The sole gainer on the Sensex was TCS up by 1.95%. On the flip side, ITC down by 4.33%, SBI down by 4.17%, Tata Steel down by 4.04%, HDFC down by 3.67% and ICICI Bank down by 3.64% were the top losers.

Meanwhile, industry body CII in its latest report has stated that India needs to adopt a multidimensional approach to take the country's merchandise exports to $1 trillion by 2030. The report recommends finalising free trade agreements with large markets, extending RoDTEP to all exports, attracting global firms and addressing domestic manufacturing issues to achieve the target. CII President T V Narendran said ‘With a holistic and aggressive approach, the aim to achieve $1 trillion in merchandise exports by 2030 is indeed achievable if India undertakes a strategic mission’.

In its report 'Achieving $1 trillion in merchandise exports: A Roadmap', the CII has outlined products and destination markets that India should focus on and highlights a range of policy actions towards meeting the target. According to industry body, the need of the hour is for India to integrate closely with global value chains and to attract FDI inflows in its key sectors. Based on the potential to gain global share, 14 products have been identified in the CII report as those which can contribute the most to the increase in exports. These include vehicles, textiles, electrical machinery and equipment, machinery, apparel, chemical products, plastics, pharmaceuticals, etc. The report also identifies 41 countries that offer opportunities to expand exports which must be given special attention.
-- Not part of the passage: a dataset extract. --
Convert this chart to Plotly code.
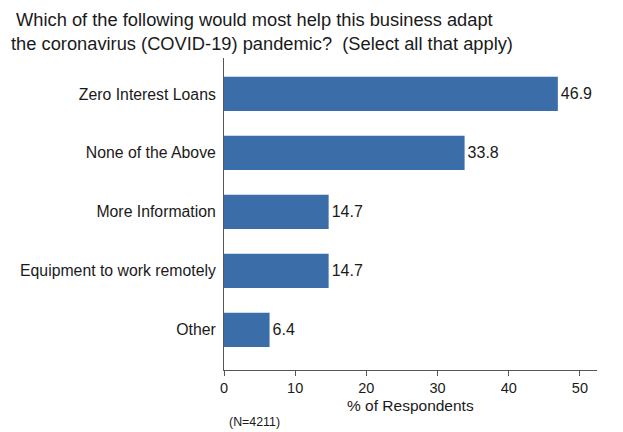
import plotly.graph_objects as go

categories = ["Zero Interest Loans", "None of the Above", "More Information",
              "Equipment to work remotely", "Other"]
values = [46.9, 33.8, 14.7, 14.7, 6.4]
value_labels = ["46.9", "33.8", "14.7", "14.7", "6.4"]
x_ticks = [0, 10, 20, 30, 40, 50]

# page body has an 8px margin, so figure coordinates = screen - 8
OFF = 8
W, H = 615, 424
L, T = 224 - OFF, 58 - OFF
PW, PH = 597 - 224, 370 - 58
R, B = W - L - PW, H - T - PH

fig = go.Figure(go.Bar(
    y=categories, x=values, orientation="h",
    marker=dict(color="#3b6ea8", line=dict(width=0)),
    width=0.58,
    text=value_labels, textposition="outside",
    textfont=dict(family="Arial, Liberation Sans", size=16, color="#1a1a1a"),
    cliponaxis=False,
))

fig.update_layout(
    width=W, height=H,
    margin=dict(l=L, r=R, t=T, b=B, autoexpand=False),
    paper_bgcolor="white", plot_bgcolor="white",
    font=dict(family="Arial, Liberation Sans", color="#1a1a1a"),
    showlegend=False,
)
fig.update_xaxes(
    range=[0, 52.4], tickvals=x_ticks, ticktext=[str(t) for t in x_ticks],
    showgrid=False, zeroline=False, automargin=False,
    showline=True, linecolor="#555555", linewidth=1,
    ticks="outside", ticklen=5, tickcolor="#555555",
    tickfont=dict(size=14.5, color="#1a1a1a"),
)
fig.update_yaxes(
    categoryorder="array", categoryarray=categories,
    range=[4.68, -0.61], automargin=False,
    showgrid=False, zeroline=False,
    showline=True, linecolor="#555555", linewidth=1,
    ticks="", ticklabelstandoff=4,
    tickfont=dict(size=15.8, color="#1a1a1a"),
)
fig.add_annotation(
    text="\u00a0Which of the following would most help this business adapt<br>the coronavirus (COVID-19) pandemic?  (Select all that apply)",
    xref="paper", yref="paper", x=(9 - 224) / PW, y=1,
    xanchor="left", yanchor="bottom", yshift=2,
    showarrow=False, align="left",
    font=dict(size=18.3, color="#1a1a1a"),
)
fig.add_annotation(
    text="% of Respondents",
    xref="paper", yref="paper", x=0.5, y=0,
    xanchor="center", yanchor="middle", yshift=-(405 - 370),
    showarrow=False, font=dict(size=15.5, color="#1a1a1a"),
)
fig.add_annotation(
    text="(N=4211)", xref="paper", yref="paper", x=(227 - 224) / PW, y=0,
    xanchor="left", yanchor="middle", yshift=-(422 - 370),
    showarrow=False, font=dict(size=12.4, color="#1a1a1a"),
)

fig.write_html("out.html")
It said ‘Currently, more than 20 trade deals are under negotiation including those with the UK, Canada, European Union (EU), Australia, United Arab Emirates, and the GCC countries which must be expedited’. Further, non-tariff barriers in existing trade agreements need to be resolved to open market access. It also highlights the need for investment agreements to be well linked to trade arrangements. It said as investment-led exports are a key feature of export capabilities, multinational companies must be encouraged to set up production base in India to enhance the country's presence in global value chains. The rates under the scheme of Remission of Duties and Taxes on Exported Products (RoDTEP) need to be extended to all sectors and aligned to taxes and additional costs that are present in the manufacturing ecosystem. It added that exports of SEZs and EOUs should be included in the scheme.
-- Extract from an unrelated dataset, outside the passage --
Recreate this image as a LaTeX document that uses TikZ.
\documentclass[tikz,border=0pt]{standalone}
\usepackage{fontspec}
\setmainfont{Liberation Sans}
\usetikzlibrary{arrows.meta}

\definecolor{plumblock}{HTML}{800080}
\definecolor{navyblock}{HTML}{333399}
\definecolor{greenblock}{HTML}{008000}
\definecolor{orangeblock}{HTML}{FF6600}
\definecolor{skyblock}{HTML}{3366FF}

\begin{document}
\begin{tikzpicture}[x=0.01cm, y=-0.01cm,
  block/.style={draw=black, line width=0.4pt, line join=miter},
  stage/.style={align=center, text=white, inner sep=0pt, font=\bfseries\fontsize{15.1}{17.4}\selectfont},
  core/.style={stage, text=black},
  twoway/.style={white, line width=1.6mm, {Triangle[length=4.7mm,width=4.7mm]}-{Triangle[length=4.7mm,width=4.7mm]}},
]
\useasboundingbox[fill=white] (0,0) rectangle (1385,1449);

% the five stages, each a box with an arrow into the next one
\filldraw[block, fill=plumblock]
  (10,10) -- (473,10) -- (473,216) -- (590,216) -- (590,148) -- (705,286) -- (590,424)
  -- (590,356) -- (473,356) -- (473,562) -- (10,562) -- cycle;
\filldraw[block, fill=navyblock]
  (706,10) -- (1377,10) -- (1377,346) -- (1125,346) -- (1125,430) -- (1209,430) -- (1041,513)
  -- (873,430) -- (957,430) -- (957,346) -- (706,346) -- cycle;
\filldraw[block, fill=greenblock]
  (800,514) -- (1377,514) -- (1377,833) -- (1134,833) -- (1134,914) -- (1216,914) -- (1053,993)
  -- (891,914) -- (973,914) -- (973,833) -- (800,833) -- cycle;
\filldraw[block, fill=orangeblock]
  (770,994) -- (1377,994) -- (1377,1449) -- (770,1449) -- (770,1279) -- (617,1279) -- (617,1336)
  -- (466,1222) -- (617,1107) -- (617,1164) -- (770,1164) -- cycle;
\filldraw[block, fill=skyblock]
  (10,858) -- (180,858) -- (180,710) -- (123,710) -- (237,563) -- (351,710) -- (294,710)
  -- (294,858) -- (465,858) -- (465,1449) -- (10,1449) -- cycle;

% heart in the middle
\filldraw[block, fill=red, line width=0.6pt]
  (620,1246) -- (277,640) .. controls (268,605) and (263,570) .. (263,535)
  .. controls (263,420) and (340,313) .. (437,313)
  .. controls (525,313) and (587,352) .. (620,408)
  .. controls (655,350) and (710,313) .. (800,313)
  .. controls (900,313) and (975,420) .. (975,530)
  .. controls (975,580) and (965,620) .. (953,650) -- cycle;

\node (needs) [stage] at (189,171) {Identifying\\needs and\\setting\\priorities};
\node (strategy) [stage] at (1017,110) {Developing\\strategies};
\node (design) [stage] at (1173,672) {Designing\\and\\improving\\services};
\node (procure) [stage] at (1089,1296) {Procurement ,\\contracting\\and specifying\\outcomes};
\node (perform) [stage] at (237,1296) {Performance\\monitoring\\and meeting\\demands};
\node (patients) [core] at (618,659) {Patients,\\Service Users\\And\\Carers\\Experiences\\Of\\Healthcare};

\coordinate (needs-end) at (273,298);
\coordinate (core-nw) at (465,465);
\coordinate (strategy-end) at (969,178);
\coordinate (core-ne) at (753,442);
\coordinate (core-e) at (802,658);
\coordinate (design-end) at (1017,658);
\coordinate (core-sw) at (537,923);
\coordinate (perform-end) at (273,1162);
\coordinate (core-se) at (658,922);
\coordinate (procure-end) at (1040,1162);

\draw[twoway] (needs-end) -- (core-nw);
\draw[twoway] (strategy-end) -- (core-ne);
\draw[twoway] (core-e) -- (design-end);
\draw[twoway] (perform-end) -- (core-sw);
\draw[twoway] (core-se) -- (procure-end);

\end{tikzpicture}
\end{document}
The CNX Nifty is currently trading at 16975.35, down by 399.40 points or 2.30% after trading in a range of 16916.55 and 17099.50. There were 3 stocks advancing against 47 stocks declining on the index.

The few gainers on Nifty were TCS up by 2.22%, ONGC up by 0.39% and Divi's Lab up by 0.33%. On the flip side, JSW Steel down by 5.41%, ITC down by 4.45%, SBI down by 4.14%, Bharti Airtel down by 4.07% and HDFC Life Insurance down by 4.03% were the top losers.

All the Asian markets are trading in red; Nikkei 225 slipped 588.39 points or 2.12% to 27,107.69, Straits Times fell 2.13 points or 0.06% to 3,426.82, Hang Seng declined 328.28 points or 1.32% to 24,578.38, Taiwan Weighted plunged 338.34 points or 1.85% to 17,972.60, KOSPI lost 42.15 points or 1.53% to 2,705.56, Jakarta Composite dropped 78.65 points or 1.15% to 6,736.96 and Shanghai Composite was down by 21.72 points or 0.63% to 3,441.23.